Remember, only 14 years later many of the same American officers involved at Chapultepec, who so mercilessly executed the Irish Catholic deserters and the Mexican adolescents, themselves rebelled against the United States. And, following a war that saw the greatest percentage of the American population killed in any war in the nation’s history, not one of these men were executed for treason or spent significant time in prison. Many are now listed as among our nations greatest heroes.

 

Ulysses S. Grant, a legitimate hero at the Battle of Chapultepec,** as well as in the subsequent war to suppress a rebellion against the United States instigated by the slave-owning aristocracy and who later was elected President of the United States, stated in his memoirs that in his opinion the Mexican-American War was “one of the most unjust wars ever waged on a weaker nation by a stronger one.”

 

On March 5, 1947, a few months before the 100th anniversary of the Battle of Chapultepec, another U.S. President, Harry S. Truman, traveling in Mexico at the time, placed a wreath at the monument to the six students and stood for a few moments of silent reverence. Asked by American reporters why he had gone to the monument, Truman said, “Brave men don’t belong to any one country. I respect bravery wherever I see it.”

 

* Note: one of the major purposes of the war with Mexico was to acquire additional territory in which to expand slavery in order to balance the votes in the US Senate of the more abolitionist inclined tier of newly created northern states carved out of the Louisiana Purchase.
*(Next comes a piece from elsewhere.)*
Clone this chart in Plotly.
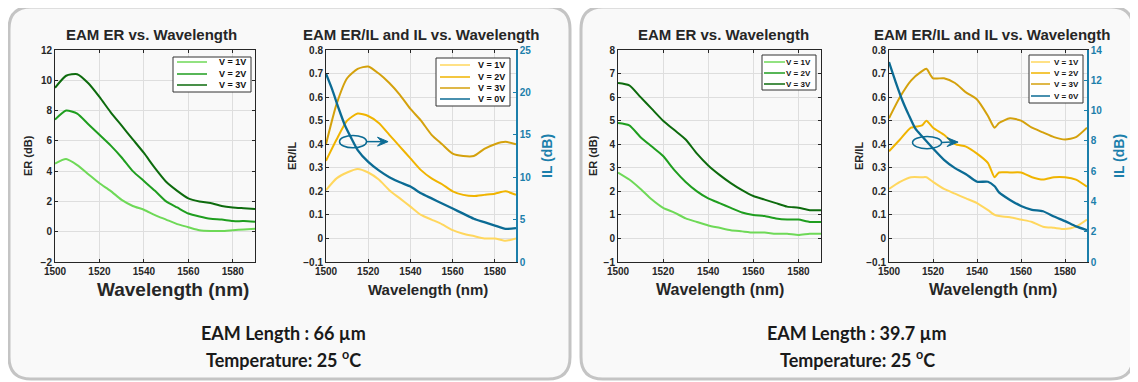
import plotly.graph_objects as go

# The page places the figure 8 px from the window's top-left corner,
# so the figure is made 8 px smaller and all layout pixels are shifted.
WIN_W, WIN_H = 1138, 382
OFF = 8
W, H = WIN_W - OFF, WIN_H - OFF

# ---------------- data ----------------
wl = [1500, 1505, 1510, 1515, 1520, 1525, 1530, 1535, 1540, 1545,
      1550, 1555, 1560, 1565, 1570, 1575, 1580, 1585, 1590]

# 66 um device, ER (dB)
er66_1v = [4.5, 4.8, 4.4, 3.8, 3.2, 2.7, 2.1, 1.7, 1.45, 1.1, 0.8, 0.5, 0.3, 0.1, 0.05, 0.05, 0.1, 0.15, 0.2]
er66_2v = [7.4, 8.0, 7.8, 7.1, 6.4, 5.7, 4.9, 4.0, 3.35, 2.7, 2.0, 1.6, 1.2, 1.0, 0.85, 0.8, 0.7, 0.7, 0.65]
er66_3v = [9.5, 10.3, 10.4, 9.8, 8.9, 7.9, 7.0, 6.1, 5.2, 4.2, 3.3, 2.7, 2.2, 2.0, 1.9, 1.7, 1.6, 1.55, 1.5]

# 66 um device, ER/IL
r66_1v = [0.205, 0.255, 0.28, 0.295, 0.28, 0.25, 0.205, 0.17, 0.135, 0.10, 0.08, 0.06, 0.035, 0.02, 0.01, 0.0, 0.0, -0.01, 0.0]
r66_2v = [0.33, 0.42, 0.50, 0.53, 0.52, 0.49, 0.44, 0.39, 0.34, 0.29, 0.255, 0.23, 0.20, 0.185, 0.18, 0.185, 0.19, 0.20, 0.185]
r66_3v = [0.40, 0.57, 0.68, 0.72, 0.73, 0.70, 0.66, 0.61, 0.55, 0.50, 0.44, 0.40, 0.36, 0.35, 0.35, 0.38, 0.40, 0.41, 0.40]

wl_il66 = [1500, 1503, 1506, 1509, 1512, 1515, 1520, 1525, 1530, 1535, 1540,
           1545, 1550, 1555, 1560, 1565, 1570, 1575, 1580, 1585, 1590]
il66 = [22.2, 20.3, 18.1, 16.1, 14.6, 13.2, 11.8, 10.8, 10.0, 9.4, 8.9,
        8.1, 7.5, 6.9, 6.3, 5.7, 5.1, 4.7, 4.3, 3.9, 4.0]

# 39.7 um device, ER (dB)
er40_1v = [2.8, 2.5, 2.1, 1.65, 1.3, 1.1, 0.85, 0.7, 0.55, 0.45, 0.35, 0.3, 0.25, 0.25, 0.2, 0.2, 0.15, 0.2, 0.2]
er40_2v = [4.9, 4.8, 4.3, 3.9, 3.5, 2.9, 2.4, 2.0, 1.7, 1.5, 1.3, 1.1, 1.0, 0.95, 0.85, 0.8, 0.8, 0.7, 0.7]
er40_3v = [6.6, 6.5, 6.0, 5.5, 5.0, 4.6, 4.2, 3.6, 3.1, 2.7, 2.35, 2.05, 1.8, 1.65, 1.5, 1.35, 1.3, 1.2, 1.2]

# 39.7 um device, ER/IL
wl_r40 = [1500, 1505, 1510, 1515, 1517, 1520, 1525, 1530, 1535, 1540, 1545,
          1548, 1550, 1555, 1560, 1565, 1570, 1575, 1580, 1585, 1590]
r40_1v = [0.21, 0.24, 0.26, 0.26, 0.26, 0.24, 0.21, 0.19, 0.17, 0.15, 0.12,
          0.10, 0.095, 0.09, 0.08, 0.07, 0.05, 0.045, 0.04, 0.05, 0.08]
r40_2v = [0.37, 0.42, 0.47, 0.48, 0.50, 0.47, 0.44, 0.40, 0.39, 0.36, 0.32,
          0.26, 0.28, 0.28, 0.28, 0.26, 0.25, 0.26, 0.26, 0.25, 0.22]
r40_3v = [0.51, 0.60, 0.67, 0.71, 0.72, 0.68, 0.68, 0.66, 0.62, 0.59, 0.52,
          0.47, 0.49, 0.51, 0.50, 0.47, 0.45, 0.43, 0.42, 0.43, 0.47]

wl_il40 = [1500, 1503, 1506, 1509, 1512, 1515, 1520, 1525, 1530, 1535, 1540,
           1545, 1548, 1550, 1555, 1560, 1565, 1570, 1575, 1580, 1585, 1590]
il40 = [13.2, 11.9, 10.7, 9.7, 8.8, 8.3, 7.5, 6.75, 6.2, 5.8, 5.3,
        5.3, 5.0, 4.6, 4.1, 3.7, 3.45, 3.35, 3.0, 2.7, 2.35, 2.1]

labels_v = ["V = 1V", "V = 2V", "V = 3V"]
label_0v = "V = 0V"
x_ticks = [1500, 1520, 1540, 1560, 1580]

# ---------------- style ----------------
GREENS = ["#6ed957", "#1f9e1f", "#0d6b0d"]
GOLDS = ["#ffd75e", "#f0b400", "#d4a10c"]
BLUE = "#0b6b94"
BLUE_AX = "#1c7fab"
FONT = "Liberation Sans"
DARK = "#262626"


def px(x):
    return (x - OFF) / W


def py(y):
    return 1 - (y - OFF) / H


fig = go.Figure()


def add(x, y, color, name, xa, ya, width=2.0):
    fig.add_trace(go.Scatter(
        x=x, y=y, mode="lines", name=name, xaxis=xa, yaxis=ya, showlegend=False,
        line=dict(color=color, width=width, shape="spline", smoothing=0.6),
        hoverinfo="skip"))


for c, s, n in zip(GREENS, [er66_1v, er66_2v, er66_3v], labels_v):
    add(wl, s, c, n, "x", "y")
for c, s, n in zip(GOLDS, [r66_1v, r66_2v, r66_3v], labels_v):
    add(wl, s, c, n, "x2", "y2")
add(wl_il66, il66, BLUE, label_0v, "x2", "y3", 2.3)
for c, s, n in zip(GREENS, [er40_1v, er40_2v, er40_3v], labels_v):
    add(wl, s, c, n, "x3", "y4")
for c, s, n in zip(GOLDS, [r40_1v, r40_2v, r40_3v], labels_v):
    add(wl_r40, s, c, n, "x4", "y5")
add(wl_il40, il40, BLUE, label_0v, "x4", "y6", 2.3)

tickfont = dict(family=FONT, size=10, color=DARK, weight="bold")


def xaxis(dom, anchor):
    return dict(domain=dom, anchor=anchor, range=[1500, 1590], tickvals=x_ticks,
                showgrid=True, gridcolor="#dedede", gridwidth=1,
                showline=True, linecolor=DARK, linewidth=1, mirror="ticks",
                ticks="inside", ticklen=3, tickcolor=DARK, tickfont=tickfont,
                zeroline=False, automargin=False, fixedrange=True)


def yaxis(dom, anchor, rng, dtick, mirror="ticks"):
    return dict(domain=dom, anchor=anchor, range=rng, dtick=dtick,
                showgrid=True, gridcolor="#dedede", gridwidth=1,
                showline=True, linecolor=DARK, linewidth=1, mirror=mirror,
                ticks="inside", ticklen=3, tickcolor=DARK, tickfont=tickfont,
                zeroline=False, automargin=False, fixedrange=True)


def ilaxis(over, anchor, rng, dtick):
    return dict(overlaying=over, side="right", anchor=anchor, range=rng, dtick=dtick,
                showgrid=False, showline=True, linecolor=BLUE_AX, linewidth=1.5,
                ticks="inside", ticklen=3, tickcolor=BLUE_AX,
                tickfont=dict(family=FONT, size=10, color=BLUE_AX, weight="bold"),
                zeroline=False, automargin=False, fixedrange=True)


ydom = [py(262), py(50)]
fig.update_layout(
    xaxis=xaxis([px(55), px(255)], "y"),
    yaxis=yaxis(ydom, "x", [-2, 12], 2),
    xaxis2=xaxis([px(326), px(516)], "y2"),
    yaxis2=yaxis(ydom, "x2", [-0.1, 0.8], 0.1, mirror=False),
    yaxis3=ilaxis("y2", "x2", [0, 25], 5),
    xaxis3=xaxis([px(618), px(821)], "y4"),
    yaxis4=yaxis(ydom, "x3", [-1, 8], 1),
    xaxis4=xaxis([px(889), px(1087)], "y5"),
    yaxis5=yaxis(ydom, "x4", [-0.1, 0.8], 0.1, mirror=False),
    yaxis6=ilaxis("y5", "x4", [0, 14], 2),
)

# ---------------- background boxes ----------------
def rounded(x0, y0, x1, y1, r):
    rx, ry = r / W, r / H
    X0, X1, Y0, Y1 = px(x0), px(x1), py(y0), py(y1)
    return (f"M {X0+rx},{Y0} L {X1-rx},{Y0} Q {X1},{Y0} {X1},{Y0-ry} "
            f"L {X1},{Y1+ry} Q {X1},{Y1} {X1-rx},{Y1} L {X0+rx},{Y1} "
            f"Q {X0},{Y1} {X0},{Y1+ry} L {X0},{Y0-ry} Q {X0},{Y0} {X0+rx},{Y0} Z")


shapes = []
for (a, b) in [(9, 570), (581, 1133)]:
    shapes.append(dict(type="path", path=rounded(a, 7, b, 379, 22), xref="paper", yref="paper",
                       line=dict(color="#c4c4c4", width=3), fillcolor="#f9f9f9", layer="below"))

# ellipse + arrow callouts pointing at the IL axis
callouts = [
    # xref, yref, ellipse x0, x1, y0, y1, arrow tip x, y, head length (nm), head half-height
    ("x2", "y2", 1506.4, 1519.2, 0.385, 0.437, 1529.4, 0.411, 5.0, 0.019),
    ("x4", "y5", 1510.7, 1523.9, 0.381, 0.433, 1531.4, 0.409, 5.0, 0.019),
]
for (xr, yr, ex0, ex1, ey0, ey1, tx, ty, hl, hh) in callouts:
    ey = (ey0 + ey1) / 2
    shapes.append(dict(type="circle", xref=xr, yref=yr, x0=ex0, x1=ex1, y0=ey0, y1=ey1,
                       line=dict(color=BLUE, width=1.5)))
    shapes.append(dict(type="line", xref=xr, yref=yr, x0=ex1, x1=tx - hl * 0.6, y0=ey, y1=ty,
                       line=dict(color=BLUE, width=1.5)))
    shapes.append(dict(type="path", xref=xr, yref=yr,
                       path=f"M {tx},{ty} L {tx-hl},{ty+hh} L {tx-hl*0.6},{ty} L {tx-hl},{ty-hh} Z",
                       fillcolor=BLUE, line=dict(color=BLUE, width=1)))

ann = []

# ---------------- legends (drawn manually) ----------------
legends = [
    (173, 57, 251, 92, 177, 207, 248, [62, 74, 85], GREENS, labels_v, 9),
    (436, 58, 510, 106, 440, 470, 507, [65, 77, 88, 99], GOLDS + [BLUE], labels_v + [label_0v], 9),
    (762, 55, 816, 90, 764, 785, 813, [62, 73, 84], GREENS, labels_v, 8),
    (1029, 55, 1083, 103, 1031, 1050, 1081, [62, 73, 84, 96], GOLDS + [BLUE], labels_v + [label_0v], 8),
]
for (bx0, by0, bx1, by1, lx0, lx1, tr, ys, cols, labs, fs) in legends:
    shapes.append(dict(type="rect", xref="paper", yref="paper", x0=px(bx0), x1=px(bx1),
                       y0=py(by1), y1=py(by0), fillcolor="white",
                       line=dict(color="#333333", width=1)))
    for yy, col, lab in zip(ys, cols, labs):
        shapes.append(dict(type="line", xref="paper", yref="paper", x0=px(lx0), x1=px(lx1),
                           y0=py(yy), y1=py(yy), line=dict(color=col, width=1.5)))
        ann.append(dict(x=px(tr), y=py(yy), xref="paper", yref="paper", text=lab, showarrow=False,
                        xanchor="right", yanchor="middle",
                        font=dict(family=FONT, size=fs, color="#111111", weight="bold")))

fig.update_layout(shapes=shapes)

title_font = dict(family=FONT, size=15, color=DARK, weight="bold")
for cx, t in [(151, "EAM ER vs. Wavelength"), (421, "EAM ER/IL and IL vs. Wavelength"),
              (723, "EAM ER vs. Wavelength"), (992, "EAM ER/IL and IL vs. Wavelength")]:
    ann.append(dict(x=px(cx), y=py(35), xref="paper", yref="paper", text=t, showarrow=False,
                    font=title_font, xanchor="center", yanchor="middle"))
for cx, fs in [(173, 19), (428, 15), (720, 16), (993, 16)]:
    ann.append(dict(x=px(cx), y=py(289), xref="paper", yref="paper", text="Wavelength (nm)",
                    showarrow=False, font=dict(family=FONT, size=fs, color=DARK, weight="bold"),
                    xanchor="center", yanchor="middle"))
for cx, t in [(28, "ER (dB)"), (292, "ER/IL"), (593, "ER (dB)"), (859, "ER/IL")]:
    ann.append(dict(x=px(cx), y=py(156), xref="paper", yref="paper", text=t, textangle=-90,
                    showarrow=False, font=dict(family=FONT, size=11, color=DARK, weight="bold"),
                    xanchor="center", yanchor="middle"))
for cx in [547, 1119]:
    ann.append(dict(x=px(cx), y=py(156), xref="paper", yref="paper", text="IL (dB)", textangle=-90,
                    showarrow=False, font=dict(family=FONT, size=14, color=BLUE_AX, weight="bold"),
                    xanchor="center", yanchor="middle"))
# bottom captions
cap_font = dict(family="Lato", size=18, color="#1a1a1a", weight="bold")
for cx, length in [(283, "66"), (857, "39.7")]:
    ann.append(dict(x=px(cx), y=py(333), xref="paper", yref="paper", xanchor="center",
                    yanchor="middle", text=f"EAM Length : {length} µm", showarrow=False,
                    font=cap_font))
    ann.append(dict(x=px(cx), y=py(359), xref="paper", yref="paper", xanchor="center",
                    yanchor="middle", text="Temperature: 25 <sup>o</sup>C", showarrow=False,
                    font=cap_font))
fig.update_layout(annotations=ann)

fig.update_layout(width=W, height=H, margin=dict(l=0, r=0, t=0, b=0, pad=0, autoexpand=False),
                  autosize=False, paper_bgcolor="white", plot_bgcolor="white", showlegend=False,
                  font=dict(family=FONT))

fig.write_html("out.html")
Mexico, by the way, at that time prohibited slavery which was one of the main reasons that a few years before the white Protestant Texans who had recently immigrated there sought independence from Mexico.

 

Finally as long as I started on the slavery issue, the argument often posed by many southern apologists that if we had only waited a few years the “peculiar” institution of slavery would disappear simply as a result of economic pressure on that inefficient system (the invisible hand again), begs the question of why then was it the South that seceded and attacked first when the rest of the nation, except for the somewhat disturbed John Brown, had done little more than make speeches about the immorality of slavery, hide a few escaped slaves and and elect a guy who, although he did not like slavery, admitted that he was not going to be able to do much more about it other than support prohibition of its extension into new territories, such as those taken from Mexico a decade or so before?

 

** Grant climbed up the bell tower, single-handedly captured a howitzer located there and then used it to fire on the Mexican troops below. Yes, in America even Rambo can become an US President, although not a very good one.